Provided data>
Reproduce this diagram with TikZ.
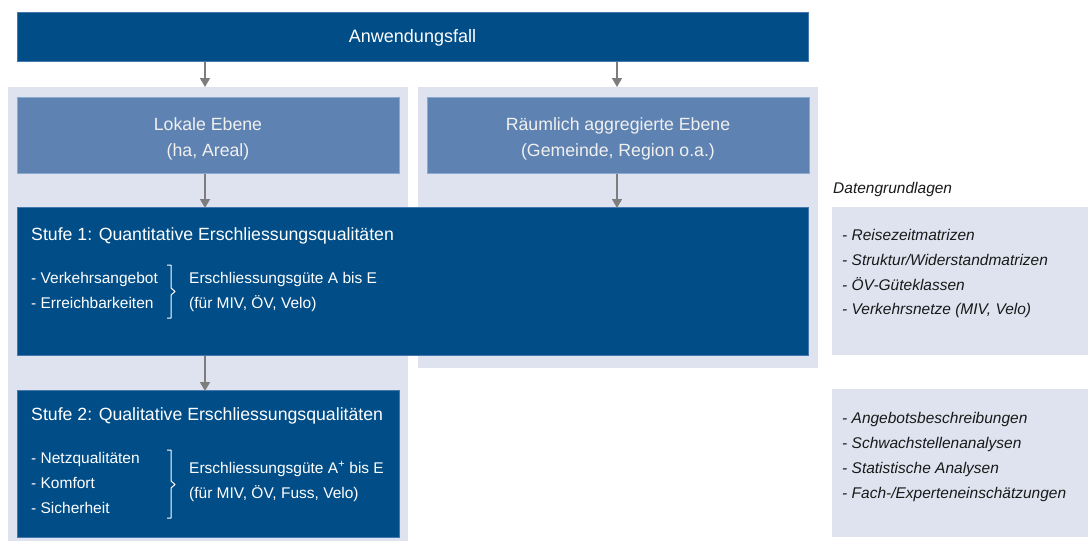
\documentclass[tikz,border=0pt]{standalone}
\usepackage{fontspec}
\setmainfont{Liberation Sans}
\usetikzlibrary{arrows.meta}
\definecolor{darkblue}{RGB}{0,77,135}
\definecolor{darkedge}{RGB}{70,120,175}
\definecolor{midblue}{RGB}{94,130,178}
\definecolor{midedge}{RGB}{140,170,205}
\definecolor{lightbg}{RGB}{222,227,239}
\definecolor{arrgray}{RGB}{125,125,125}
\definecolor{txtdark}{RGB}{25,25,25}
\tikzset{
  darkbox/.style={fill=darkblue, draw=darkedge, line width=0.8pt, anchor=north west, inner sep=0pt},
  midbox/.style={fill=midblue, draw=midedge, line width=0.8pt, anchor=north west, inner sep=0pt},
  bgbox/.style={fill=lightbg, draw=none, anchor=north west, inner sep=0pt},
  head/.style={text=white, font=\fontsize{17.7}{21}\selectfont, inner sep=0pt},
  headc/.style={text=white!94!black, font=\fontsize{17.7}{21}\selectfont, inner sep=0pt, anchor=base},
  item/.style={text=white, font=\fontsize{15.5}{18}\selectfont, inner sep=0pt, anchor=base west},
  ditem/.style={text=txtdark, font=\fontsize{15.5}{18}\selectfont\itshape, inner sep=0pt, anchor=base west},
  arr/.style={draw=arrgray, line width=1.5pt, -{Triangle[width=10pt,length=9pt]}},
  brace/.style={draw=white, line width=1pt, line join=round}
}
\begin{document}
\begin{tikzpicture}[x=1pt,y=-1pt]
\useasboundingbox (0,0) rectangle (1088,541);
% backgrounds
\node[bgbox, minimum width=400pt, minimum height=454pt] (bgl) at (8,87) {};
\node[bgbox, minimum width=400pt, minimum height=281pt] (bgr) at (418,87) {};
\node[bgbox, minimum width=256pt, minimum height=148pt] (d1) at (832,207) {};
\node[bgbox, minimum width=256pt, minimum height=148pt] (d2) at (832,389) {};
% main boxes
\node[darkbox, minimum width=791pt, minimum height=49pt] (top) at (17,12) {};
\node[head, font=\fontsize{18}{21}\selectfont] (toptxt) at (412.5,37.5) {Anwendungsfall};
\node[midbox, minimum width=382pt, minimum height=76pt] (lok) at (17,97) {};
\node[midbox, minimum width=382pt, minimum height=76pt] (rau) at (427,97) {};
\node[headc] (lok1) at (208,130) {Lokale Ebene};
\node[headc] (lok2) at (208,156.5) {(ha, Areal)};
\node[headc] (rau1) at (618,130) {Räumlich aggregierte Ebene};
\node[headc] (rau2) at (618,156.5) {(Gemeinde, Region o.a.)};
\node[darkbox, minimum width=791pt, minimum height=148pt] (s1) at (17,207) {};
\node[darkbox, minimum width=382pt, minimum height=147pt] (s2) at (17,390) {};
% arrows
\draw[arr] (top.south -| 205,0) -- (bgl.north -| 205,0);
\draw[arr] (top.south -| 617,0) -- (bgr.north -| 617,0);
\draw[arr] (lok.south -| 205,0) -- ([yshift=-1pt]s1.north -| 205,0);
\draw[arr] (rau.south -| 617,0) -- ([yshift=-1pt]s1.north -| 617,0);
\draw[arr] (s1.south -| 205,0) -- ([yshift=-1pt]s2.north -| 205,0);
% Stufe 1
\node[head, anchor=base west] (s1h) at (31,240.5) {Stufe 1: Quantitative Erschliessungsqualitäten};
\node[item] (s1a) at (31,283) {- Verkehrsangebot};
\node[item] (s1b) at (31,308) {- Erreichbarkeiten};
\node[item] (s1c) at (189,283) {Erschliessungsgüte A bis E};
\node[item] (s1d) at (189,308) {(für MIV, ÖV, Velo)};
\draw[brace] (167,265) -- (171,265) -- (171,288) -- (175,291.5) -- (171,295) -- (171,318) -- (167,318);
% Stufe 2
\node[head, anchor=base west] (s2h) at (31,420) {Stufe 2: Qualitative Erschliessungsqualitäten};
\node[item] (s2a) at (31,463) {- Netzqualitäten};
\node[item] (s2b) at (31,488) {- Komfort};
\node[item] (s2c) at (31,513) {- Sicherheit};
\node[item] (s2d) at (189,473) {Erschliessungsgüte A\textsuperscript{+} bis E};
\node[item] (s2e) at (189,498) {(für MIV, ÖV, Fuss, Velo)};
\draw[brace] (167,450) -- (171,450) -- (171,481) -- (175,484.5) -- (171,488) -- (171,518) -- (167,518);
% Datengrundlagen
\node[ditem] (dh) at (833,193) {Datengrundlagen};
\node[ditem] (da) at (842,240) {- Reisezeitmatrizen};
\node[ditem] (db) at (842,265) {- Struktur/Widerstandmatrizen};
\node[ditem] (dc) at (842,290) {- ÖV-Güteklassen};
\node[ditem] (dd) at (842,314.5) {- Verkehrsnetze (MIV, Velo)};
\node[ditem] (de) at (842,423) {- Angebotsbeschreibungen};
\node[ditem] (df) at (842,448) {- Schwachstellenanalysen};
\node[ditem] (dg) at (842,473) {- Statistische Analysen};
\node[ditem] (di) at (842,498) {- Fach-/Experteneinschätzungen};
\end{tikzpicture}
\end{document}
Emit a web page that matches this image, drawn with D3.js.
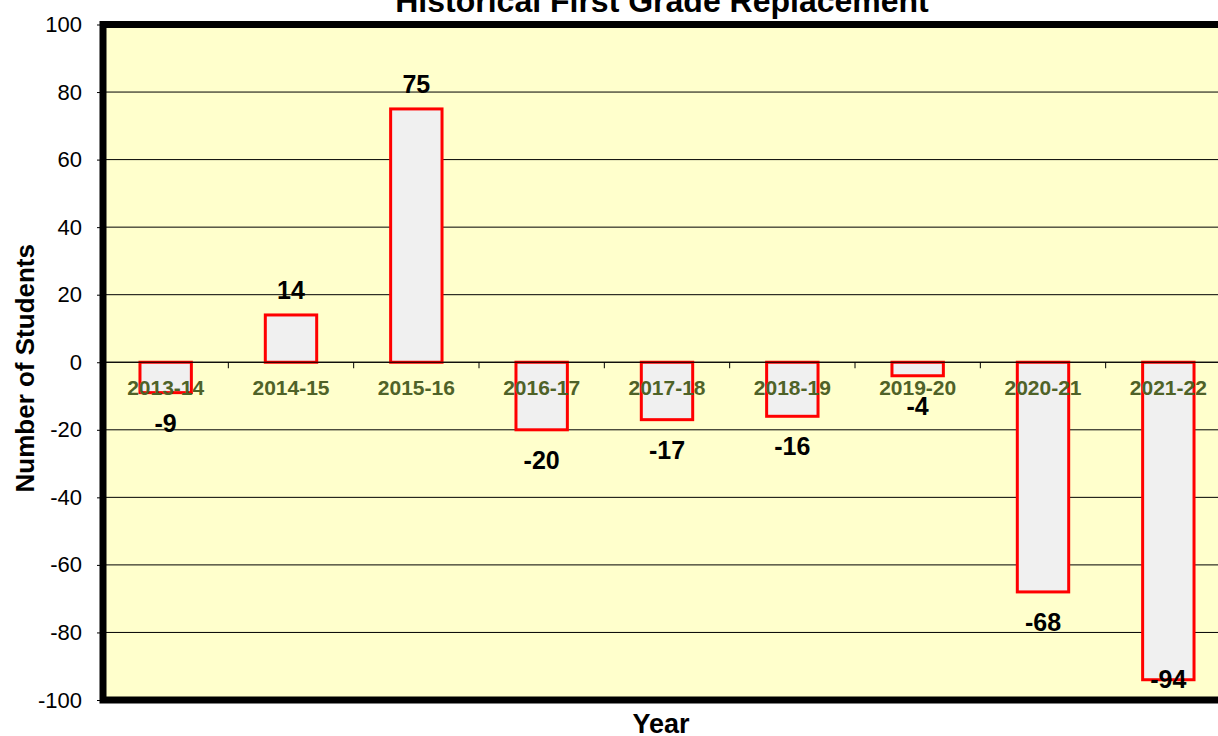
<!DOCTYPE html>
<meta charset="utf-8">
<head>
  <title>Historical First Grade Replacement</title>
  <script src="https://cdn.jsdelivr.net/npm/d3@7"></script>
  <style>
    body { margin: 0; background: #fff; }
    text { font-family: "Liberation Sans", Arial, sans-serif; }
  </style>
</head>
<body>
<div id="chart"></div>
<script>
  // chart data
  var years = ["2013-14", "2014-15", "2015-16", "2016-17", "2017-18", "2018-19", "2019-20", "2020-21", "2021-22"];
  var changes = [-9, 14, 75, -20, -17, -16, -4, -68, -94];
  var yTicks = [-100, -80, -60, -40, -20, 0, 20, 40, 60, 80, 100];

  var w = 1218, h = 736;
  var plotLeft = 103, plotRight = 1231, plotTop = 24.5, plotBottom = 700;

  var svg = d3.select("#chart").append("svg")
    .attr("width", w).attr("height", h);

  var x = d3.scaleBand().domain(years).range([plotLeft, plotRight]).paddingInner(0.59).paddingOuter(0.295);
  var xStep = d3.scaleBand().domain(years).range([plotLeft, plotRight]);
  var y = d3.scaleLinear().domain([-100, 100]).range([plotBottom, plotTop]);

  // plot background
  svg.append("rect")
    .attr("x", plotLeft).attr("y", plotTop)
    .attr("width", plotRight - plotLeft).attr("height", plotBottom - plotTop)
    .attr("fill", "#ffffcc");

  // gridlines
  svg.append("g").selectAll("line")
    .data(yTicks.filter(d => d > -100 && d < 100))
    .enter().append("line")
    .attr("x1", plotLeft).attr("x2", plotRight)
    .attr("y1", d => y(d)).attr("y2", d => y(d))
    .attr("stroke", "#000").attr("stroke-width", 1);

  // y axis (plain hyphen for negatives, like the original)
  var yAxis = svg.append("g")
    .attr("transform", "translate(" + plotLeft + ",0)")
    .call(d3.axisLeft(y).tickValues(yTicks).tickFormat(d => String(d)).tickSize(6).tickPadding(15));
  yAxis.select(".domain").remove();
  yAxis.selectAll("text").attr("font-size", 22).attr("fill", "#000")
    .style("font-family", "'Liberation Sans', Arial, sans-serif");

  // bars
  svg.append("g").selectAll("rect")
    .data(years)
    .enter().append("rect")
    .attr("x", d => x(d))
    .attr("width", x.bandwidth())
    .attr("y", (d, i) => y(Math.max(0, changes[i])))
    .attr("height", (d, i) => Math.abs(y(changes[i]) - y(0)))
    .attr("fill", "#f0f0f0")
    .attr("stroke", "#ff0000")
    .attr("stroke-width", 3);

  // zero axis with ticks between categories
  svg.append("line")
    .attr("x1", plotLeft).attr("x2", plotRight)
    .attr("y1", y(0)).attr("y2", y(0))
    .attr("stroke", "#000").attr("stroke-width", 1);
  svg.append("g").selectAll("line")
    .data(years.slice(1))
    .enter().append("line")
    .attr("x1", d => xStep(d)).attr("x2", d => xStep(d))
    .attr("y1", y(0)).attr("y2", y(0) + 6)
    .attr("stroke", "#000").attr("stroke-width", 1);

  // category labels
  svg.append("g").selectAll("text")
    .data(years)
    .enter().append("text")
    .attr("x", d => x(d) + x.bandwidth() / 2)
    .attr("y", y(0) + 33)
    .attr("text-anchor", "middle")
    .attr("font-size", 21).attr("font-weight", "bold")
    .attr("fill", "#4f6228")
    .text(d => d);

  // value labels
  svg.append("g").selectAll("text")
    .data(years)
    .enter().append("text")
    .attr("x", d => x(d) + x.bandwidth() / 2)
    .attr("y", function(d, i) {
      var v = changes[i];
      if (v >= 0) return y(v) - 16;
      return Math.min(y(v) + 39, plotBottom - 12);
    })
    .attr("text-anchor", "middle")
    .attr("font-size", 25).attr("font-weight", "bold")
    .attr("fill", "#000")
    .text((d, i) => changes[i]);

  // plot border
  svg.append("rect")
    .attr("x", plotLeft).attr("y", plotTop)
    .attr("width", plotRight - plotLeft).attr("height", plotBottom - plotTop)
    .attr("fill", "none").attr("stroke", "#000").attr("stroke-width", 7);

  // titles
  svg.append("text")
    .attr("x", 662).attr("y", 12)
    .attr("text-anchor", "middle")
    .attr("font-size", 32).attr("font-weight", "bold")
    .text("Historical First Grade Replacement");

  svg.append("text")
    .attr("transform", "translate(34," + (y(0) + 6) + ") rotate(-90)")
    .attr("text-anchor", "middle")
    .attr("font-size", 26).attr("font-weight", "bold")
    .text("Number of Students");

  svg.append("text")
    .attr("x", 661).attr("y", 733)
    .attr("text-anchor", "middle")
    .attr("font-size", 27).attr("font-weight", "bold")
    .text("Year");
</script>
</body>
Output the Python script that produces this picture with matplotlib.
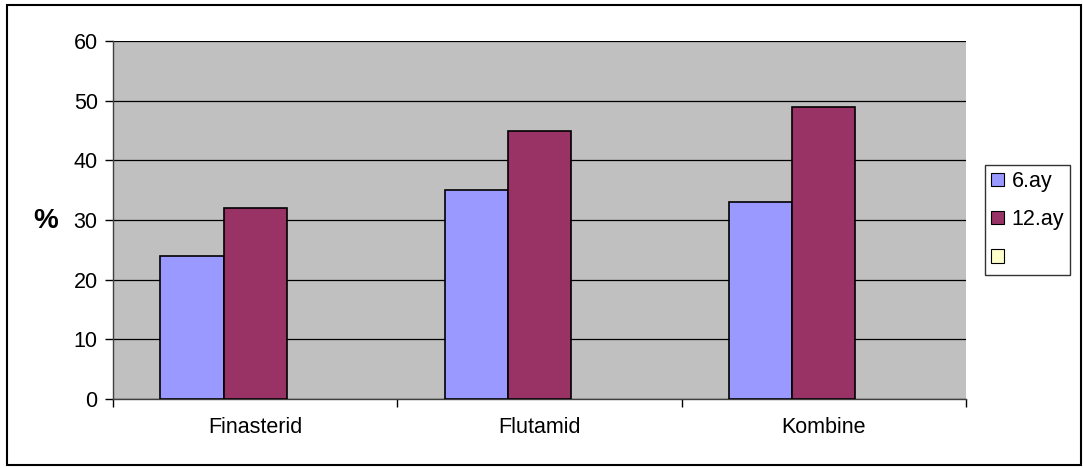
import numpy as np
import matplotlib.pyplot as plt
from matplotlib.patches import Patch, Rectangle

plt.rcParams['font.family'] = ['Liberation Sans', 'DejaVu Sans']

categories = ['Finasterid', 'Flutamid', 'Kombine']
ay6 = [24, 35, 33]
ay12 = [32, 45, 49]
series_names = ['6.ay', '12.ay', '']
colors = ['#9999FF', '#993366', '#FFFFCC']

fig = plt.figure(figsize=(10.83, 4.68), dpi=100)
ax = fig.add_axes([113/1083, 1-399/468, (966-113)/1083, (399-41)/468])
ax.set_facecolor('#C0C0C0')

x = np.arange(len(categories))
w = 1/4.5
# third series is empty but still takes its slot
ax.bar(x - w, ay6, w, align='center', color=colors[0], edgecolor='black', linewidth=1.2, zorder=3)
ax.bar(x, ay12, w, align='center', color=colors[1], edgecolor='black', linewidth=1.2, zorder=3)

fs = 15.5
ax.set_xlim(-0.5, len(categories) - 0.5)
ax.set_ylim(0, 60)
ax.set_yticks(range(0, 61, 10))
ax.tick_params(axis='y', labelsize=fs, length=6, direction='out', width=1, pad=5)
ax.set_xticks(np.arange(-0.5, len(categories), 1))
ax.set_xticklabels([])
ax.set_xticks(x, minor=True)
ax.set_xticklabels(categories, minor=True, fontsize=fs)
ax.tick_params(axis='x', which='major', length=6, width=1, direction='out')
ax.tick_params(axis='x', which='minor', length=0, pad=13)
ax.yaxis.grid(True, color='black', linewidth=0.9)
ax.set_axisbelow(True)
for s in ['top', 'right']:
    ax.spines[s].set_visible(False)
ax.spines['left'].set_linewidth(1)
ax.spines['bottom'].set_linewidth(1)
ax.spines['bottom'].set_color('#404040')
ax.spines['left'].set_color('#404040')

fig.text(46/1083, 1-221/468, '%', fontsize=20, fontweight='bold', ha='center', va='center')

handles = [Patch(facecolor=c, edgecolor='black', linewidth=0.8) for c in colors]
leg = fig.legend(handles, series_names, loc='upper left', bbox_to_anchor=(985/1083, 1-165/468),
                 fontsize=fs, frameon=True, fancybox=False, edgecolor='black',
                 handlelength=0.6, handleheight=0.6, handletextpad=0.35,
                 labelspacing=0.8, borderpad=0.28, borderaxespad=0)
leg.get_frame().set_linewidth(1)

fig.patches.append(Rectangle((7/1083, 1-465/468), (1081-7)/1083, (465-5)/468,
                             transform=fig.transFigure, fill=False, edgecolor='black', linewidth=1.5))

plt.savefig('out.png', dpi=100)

Instructions to follow> Leave out the pictures, and copy only the lines from the one holding "Output the Python" through the one holding "plt.rcParams['font.family'] = ['Liberation", exactly as written.

The solution>
Output the Python script that produces this picture with matplotlib.
import numpy as np
import matplotlib.pyplot as plt
from matplotlib.patches import Patch, Rectangle

plt.rcParams['font.family'] = ['Liberation Sans', 'DejaVu Sans']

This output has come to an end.